Aim:
In the entries below, find the line with "Clone this chart in Chart.js." and the line with "-0.0412, -0.0488, -0.0484, -0.0533, -0.0543, -0.0578, -0.0623];", then retype both and everything between them exactly. Do not copy the pictures.

## BEGIN Dataset content

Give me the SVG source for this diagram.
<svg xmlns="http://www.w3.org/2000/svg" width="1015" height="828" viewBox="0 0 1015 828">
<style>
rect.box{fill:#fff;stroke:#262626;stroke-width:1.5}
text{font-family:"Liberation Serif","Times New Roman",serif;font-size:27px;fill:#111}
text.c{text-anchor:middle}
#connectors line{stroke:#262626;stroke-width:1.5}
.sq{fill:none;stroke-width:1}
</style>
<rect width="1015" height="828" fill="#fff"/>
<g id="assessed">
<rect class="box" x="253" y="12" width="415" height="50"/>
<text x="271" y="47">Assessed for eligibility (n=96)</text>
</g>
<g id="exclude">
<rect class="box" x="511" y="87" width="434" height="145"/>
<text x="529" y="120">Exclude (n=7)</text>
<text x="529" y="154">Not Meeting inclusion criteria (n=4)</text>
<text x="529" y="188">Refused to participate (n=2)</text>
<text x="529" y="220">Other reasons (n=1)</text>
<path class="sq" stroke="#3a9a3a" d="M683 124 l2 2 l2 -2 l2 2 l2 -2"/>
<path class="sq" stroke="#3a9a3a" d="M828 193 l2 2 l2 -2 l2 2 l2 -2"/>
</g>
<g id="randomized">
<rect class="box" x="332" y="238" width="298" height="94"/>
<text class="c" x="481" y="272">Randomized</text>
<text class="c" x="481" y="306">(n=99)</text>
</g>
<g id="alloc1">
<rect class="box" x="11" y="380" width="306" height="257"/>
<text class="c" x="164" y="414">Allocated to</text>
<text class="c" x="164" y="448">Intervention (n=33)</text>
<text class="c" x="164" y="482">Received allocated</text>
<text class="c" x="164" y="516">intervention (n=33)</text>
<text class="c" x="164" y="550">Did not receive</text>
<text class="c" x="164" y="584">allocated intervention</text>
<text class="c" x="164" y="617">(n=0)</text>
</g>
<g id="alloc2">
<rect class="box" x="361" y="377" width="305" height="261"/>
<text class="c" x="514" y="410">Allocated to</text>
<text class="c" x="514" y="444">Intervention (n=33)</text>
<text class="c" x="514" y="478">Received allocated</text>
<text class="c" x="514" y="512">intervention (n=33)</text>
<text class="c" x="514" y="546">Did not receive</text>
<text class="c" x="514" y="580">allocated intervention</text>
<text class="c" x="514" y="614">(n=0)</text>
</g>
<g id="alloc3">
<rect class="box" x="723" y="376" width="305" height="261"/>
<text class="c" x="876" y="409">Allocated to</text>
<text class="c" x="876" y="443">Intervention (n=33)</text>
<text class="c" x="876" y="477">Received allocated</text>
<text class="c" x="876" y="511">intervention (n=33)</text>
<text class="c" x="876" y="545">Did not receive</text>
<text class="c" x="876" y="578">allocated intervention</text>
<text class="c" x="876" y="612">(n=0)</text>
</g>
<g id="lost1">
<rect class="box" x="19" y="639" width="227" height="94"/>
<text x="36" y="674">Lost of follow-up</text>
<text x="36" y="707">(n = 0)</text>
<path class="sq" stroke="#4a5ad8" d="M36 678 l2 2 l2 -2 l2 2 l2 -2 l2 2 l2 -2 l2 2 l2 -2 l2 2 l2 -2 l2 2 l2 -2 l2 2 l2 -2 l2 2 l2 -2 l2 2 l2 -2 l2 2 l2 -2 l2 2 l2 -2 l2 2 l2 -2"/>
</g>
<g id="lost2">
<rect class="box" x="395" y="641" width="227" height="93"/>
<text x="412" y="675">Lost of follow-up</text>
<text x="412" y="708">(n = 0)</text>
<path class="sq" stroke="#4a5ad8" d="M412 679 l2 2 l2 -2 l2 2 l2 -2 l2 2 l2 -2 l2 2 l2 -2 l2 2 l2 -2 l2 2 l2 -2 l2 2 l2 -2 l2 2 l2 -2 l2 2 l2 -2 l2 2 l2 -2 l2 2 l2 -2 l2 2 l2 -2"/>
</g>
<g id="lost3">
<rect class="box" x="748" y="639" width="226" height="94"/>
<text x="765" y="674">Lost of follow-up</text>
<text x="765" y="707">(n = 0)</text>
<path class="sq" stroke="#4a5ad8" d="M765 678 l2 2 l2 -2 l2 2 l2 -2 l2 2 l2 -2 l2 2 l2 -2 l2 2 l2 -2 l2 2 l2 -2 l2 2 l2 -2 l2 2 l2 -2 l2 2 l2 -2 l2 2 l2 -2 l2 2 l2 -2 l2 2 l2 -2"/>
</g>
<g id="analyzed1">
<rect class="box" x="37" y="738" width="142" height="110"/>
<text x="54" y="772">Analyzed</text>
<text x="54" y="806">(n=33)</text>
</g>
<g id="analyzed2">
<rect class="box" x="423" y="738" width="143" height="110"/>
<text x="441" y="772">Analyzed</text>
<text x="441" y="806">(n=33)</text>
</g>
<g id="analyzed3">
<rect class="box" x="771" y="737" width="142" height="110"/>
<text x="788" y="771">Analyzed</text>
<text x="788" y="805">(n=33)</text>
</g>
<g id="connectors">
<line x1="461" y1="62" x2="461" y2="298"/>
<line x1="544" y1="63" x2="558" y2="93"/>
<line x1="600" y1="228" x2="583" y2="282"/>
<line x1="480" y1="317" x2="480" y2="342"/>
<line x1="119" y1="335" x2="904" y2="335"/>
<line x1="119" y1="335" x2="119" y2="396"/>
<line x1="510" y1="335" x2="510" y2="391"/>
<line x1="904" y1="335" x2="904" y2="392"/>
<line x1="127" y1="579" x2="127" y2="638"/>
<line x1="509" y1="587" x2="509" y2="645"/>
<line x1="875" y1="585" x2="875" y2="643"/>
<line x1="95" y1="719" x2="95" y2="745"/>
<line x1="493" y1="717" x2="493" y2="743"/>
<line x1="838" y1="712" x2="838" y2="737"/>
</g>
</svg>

## END Dataset content
## BEGIN Dataset content

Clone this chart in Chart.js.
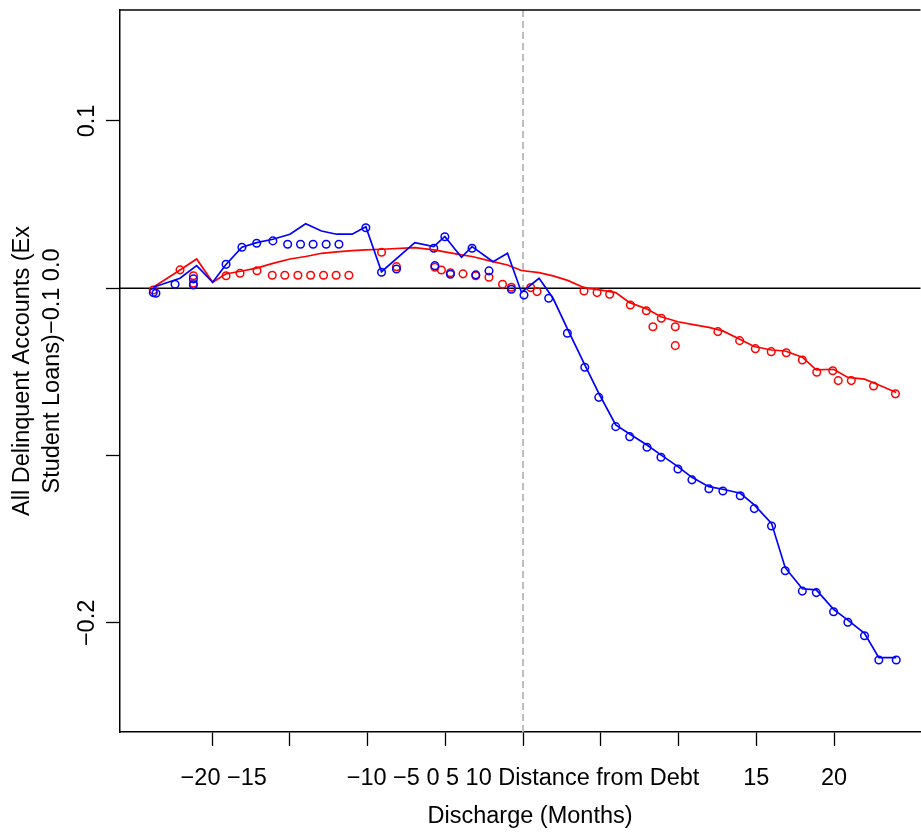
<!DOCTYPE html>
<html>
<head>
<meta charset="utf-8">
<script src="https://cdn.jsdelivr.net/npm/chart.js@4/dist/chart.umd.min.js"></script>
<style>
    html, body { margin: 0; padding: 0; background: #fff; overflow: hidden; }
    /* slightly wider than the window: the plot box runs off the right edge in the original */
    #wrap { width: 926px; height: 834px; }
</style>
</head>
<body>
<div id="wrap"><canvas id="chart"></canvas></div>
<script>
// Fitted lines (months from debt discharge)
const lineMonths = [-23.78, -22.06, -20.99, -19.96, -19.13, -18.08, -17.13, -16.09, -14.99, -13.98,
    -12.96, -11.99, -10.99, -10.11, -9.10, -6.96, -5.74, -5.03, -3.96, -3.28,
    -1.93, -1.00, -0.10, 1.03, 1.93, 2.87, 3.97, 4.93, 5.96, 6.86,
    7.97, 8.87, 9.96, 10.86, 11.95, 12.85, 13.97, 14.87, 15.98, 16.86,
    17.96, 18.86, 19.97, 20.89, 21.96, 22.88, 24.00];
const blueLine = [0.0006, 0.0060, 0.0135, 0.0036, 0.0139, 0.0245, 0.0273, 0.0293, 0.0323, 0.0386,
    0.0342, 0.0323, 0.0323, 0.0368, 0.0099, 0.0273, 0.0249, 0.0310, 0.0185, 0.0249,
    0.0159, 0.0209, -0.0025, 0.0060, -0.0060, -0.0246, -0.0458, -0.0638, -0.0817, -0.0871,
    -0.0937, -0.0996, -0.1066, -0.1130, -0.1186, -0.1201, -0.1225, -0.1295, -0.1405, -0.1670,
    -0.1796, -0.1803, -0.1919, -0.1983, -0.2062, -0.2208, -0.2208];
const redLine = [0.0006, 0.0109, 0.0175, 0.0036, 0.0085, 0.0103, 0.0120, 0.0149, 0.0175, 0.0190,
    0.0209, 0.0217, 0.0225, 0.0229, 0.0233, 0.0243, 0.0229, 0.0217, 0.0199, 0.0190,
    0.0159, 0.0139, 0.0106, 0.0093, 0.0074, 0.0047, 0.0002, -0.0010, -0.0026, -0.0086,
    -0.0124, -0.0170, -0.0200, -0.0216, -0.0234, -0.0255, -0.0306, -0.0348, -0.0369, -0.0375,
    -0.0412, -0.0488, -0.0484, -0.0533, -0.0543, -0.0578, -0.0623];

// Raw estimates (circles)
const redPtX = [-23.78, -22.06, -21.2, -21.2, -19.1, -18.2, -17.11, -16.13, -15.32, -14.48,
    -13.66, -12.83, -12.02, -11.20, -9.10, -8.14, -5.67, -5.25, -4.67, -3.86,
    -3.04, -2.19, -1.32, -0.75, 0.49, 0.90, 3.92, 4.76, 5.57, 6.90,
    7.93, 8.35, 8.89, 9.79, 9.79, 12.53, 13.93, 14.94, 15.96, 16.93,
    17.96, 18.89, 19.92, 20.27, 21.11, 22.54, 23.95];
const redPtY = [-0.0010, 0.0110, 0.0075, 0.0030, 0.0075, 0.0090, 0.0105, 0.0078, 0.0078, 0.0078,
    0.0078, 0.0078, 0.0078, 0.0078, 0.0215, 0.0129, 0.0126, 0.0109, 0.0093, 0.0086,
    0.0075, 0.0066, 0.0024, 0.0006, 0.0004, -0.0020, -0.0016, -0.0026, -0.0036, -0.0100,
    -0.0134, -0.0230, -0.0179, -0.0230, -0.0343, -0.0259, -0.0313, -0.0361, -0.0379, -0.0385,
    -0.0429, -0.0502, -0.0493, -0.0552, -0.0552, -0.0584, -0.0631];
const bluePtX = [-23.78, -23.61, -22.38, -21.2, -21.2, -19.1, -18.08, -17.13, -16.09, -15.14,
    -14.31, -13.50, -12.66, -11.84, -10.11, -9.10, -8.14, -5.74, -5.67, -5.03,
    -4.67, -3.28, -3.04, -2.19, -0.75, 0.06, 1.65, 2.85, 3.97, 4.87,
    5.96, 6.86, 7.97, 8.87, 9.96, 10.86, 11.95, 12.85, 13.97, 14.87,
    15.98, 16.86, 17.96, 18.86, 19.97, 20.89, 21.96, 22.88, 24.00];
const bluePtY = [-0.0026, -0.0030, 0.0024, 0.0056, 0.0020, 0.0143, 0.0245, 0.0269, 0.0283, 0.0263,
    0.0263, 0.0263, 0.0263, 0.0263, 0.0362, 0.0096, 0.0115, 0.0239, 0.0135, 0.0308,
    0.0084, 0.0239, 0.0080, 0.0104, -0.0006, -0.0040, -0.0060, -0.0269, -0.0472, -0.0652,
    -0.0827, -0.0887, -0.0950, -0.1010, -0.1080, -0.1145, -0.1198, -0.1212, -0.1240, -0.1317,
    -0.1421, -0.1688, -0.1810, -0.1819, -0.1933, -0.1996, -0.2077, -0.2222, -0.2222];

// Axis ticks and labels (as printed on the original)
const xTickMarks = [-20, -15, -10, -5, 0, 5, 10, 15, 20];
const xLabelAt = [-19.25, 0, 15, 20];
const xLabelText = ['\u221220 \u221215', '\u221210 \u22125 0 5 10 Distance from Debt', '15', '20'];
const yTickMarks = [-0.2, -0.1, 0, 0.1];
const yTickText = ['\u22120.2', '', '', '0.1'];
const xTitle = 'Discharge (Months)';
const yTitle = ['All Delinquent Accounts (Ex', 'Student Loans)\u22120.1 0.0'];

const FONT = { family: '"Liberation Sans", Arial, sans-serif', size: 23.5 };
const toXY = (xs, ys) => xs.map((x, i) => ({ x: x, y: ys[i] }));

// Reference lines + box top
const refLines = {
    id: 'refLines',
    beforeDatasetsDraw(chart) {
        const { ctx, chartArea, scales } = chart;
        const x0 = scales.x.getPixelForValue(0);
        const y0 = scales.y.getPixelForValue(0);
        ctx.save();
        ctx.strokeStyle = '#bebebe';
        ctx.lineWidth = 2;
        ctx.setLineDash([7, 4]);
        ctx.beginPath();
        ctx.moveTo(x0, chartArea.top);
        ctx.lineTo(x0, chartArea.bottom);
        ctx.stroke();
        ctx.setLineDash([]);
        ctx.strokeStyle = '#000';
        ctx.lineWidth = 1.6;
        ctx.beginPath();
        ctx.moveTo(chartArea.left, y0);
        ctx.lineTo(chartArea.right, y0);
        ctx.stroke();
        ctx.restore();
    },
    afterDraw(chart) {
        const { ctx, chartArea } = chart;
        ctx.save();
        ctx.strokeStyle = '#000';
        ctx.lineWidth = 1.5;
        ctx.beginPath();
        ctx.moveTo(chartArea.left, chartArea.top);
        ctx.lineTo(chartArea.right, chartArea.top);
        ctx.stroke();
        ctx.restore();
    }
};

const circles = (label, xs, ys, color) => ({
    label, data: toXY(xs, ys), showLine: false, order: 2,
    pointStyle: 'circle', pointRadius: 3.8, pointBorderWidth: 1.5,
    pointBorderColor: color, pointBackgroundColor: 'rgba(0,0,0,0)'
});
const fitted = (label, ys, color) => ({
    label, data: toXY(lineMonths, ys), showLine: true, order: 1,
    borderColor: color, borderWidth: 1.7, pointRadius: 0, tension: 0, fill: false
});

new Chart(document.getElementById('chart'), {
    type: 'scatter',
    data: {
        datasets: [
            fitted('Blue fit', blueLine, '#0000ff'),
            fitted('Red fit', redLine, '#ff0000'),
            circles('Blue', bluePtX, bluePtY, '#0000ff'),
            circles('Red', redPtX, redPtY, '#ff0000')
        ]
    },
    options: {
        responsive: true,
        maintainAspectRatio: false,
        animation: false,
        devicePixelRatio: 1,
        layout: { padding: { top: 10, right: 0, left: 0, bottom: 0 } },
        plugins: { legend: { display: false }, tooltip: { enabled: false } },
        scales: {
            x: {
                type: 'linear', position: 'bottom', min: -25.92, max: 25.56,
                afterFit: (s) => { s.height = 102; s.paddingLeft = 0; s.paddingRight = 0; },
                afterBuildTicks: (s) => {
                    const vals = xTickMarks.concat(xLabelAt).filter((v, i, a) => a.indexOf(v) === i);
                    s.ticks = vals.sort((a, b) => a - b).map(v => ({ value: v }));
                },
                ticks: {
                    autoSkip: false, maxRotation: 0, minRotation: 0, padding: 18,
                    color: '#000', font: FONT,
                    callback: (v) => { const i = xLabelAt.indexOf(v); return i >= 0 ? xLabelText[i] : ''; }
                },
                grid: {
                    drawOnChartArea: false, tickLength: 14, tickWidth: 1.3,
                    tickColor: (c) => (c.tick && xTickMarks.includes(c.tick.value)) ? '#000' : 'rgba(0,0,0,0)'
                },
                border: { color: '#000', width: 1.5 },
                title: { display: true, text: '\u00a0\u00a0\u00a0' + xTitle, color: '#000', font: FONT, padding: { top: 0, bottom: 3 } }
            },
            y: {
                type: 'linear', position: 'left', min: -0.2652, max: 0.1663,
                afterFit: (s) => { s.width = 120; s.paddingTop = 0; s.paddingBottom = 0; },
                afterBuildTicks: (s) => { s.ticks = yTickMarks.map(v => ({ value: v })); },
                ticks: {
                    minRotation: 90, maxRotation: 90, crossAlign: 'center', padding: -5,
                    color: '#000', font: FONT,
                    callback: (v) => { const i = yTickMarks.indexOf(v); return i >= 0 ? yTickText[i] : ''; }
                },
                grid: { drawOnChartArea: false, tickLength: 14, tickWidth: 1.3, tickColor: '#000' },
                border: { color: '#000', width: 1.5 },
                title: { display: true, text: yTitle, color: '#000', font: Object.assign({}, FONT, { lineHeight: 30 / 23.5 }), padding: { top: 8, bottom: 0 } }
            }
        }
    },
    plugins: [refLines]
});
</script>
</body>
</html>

## END Dataset content
## BEGIN Dataset content

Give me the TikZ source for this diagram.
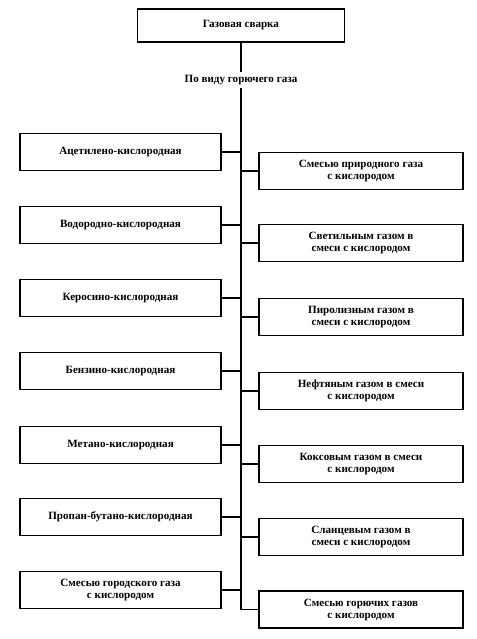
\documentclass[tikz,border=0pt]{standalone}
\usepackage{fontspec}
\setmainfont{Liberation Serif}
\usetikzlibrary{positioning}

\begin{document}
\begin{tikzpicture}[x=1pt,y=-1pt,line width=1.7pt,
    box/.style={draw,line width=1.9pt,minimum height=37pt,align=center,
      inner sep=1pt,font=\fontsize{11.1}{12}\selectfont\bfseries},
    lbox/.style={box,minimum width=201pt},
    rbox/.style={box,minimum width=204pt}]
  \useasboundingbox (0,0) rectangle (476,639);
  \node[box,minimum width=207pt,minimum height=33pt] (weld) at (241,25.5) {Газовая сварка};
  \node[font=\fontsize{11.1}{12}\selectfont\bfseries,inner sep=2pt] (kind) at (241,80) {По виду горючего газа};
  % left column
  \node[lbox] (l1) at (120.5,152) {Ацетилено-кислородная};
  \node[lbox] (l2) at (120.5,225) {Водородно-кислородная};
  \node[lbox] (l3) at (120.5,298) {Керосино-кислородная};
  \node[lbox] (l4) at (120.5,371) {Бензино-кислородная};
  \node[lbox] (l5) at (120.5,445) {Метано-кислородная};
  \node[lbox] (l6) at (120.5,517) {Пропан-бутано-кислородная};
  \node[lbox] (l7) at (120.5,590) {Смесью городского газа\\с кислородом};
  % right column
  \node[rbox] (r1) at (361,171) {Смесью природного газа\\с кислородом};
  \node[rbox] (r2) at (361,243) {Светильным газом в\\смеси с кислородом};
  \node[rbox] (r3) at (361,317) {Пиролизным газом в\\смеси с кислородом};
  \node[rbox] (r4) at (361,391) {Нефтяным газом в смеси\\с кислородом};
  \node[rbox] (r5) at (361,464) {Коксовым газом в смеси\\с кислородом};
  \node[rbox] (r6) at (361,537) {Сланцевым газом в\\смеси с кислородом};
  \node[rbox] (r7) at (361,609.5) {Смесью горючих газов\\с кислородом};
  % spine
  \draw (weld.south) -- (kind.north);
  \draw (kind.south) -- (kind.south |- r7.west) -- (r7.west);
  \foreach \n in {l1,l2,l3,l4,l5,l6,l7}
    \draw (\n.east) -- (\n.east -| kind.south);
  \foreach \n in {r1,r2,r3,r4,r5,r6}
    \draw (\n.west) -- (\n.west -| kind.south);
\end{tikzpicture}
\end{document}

## END Dataset content

Final result:
Clone this chart in Chart.js.
<!DOCTYPE html>
<html>
<head>
<meta charset="utf-8">
<script src="https://cdn.jsdelivr.net/npm/chart.js@4/dist/chart.umd.min.js"></script>
<style>
    html, body { margin: 0; padding: 0; background: #fff; overflow: hidden; }
    /* slightly wider than the window: the plot box runs off the right edge in the original */
    #wrap { width: 926px; height: 834px; }
</style>
</head>
<body>
<div id="wrap"><canvas id="chart"></canvas></div>
<script>
// Fitted lines (months from debt discharge)
const lineMonths = [-23.78, -22.06, -20.99, -19.96, -19.13, -18.08, -17.13, -16.09, -14.99, -13.98,
    -12.96, -11.99, -10.99, -10.11, -9.10, -6.96, -5.74, -5.03, -3.96, -3.28,
    -1.93, -1.00, -0.10, 1.03, 1.93, 2.87, 3.97, 4.93, 5.96, 6.86,
    7.97, 8.87, 9.96, 10.86, 11.95, 12.85, 13.97, 14.87, 15.98, 16.86,
    17.96, 18.86, 19.97, 20.89, 21.96, 22.88, 24.00];
const blueLine = [0.0006, 0.0060, 0.0135, 0.0036, 0.0139, 0.0245, 0.0273, 0.0293, 0.0323, 0.0386,
    0.0342, 0.0323, 0.0323, 0.0368, 0.0099, 0.0273, 0.0249, 0.0310, 0.0185, 0.0249,
    0.0159, 0.0209, -0.0025, 0.0060, -0.0060, -0.0246, -0.0458, -0.0638, -0.0817, -0.0871,
    -0.0937, -0.0996, -0.1066, -0.1130, -0.1186, -0.1201, -0.1225, -0.1295, -0.1405, -0.1670,
    -0.1796, -0.1803, -0.1919, -0.1983, -0.2062, -0.2208, -0.2208];
const redLine = [0.0006, 0.0109, 0.0175, 0.0036, 0.0085, 0.0103, 0.0120, 0.0149, 0.0175, 0.0190,
    0.0209, 0.0217, 0.0225, 0.0229, 0.0233, 0.0243, 0.0229, 0.0217, 0.0199, 0.0190,
    0.0159, 0.0139, 0.0106, 0.0093, 0.0074, 0.0047, 0.0002, -0.0010, -0.0026, -0.0086,
    -0.0124, -0.0170, -0.0200, -0.0216, -0.0234, -0.0255, -0.0306, -0.0348, -0.0369, -0.0375,
    -0.0412, -0.0488, -0.0484, -0.0533, -0.0543, -0.0578, -0.0623];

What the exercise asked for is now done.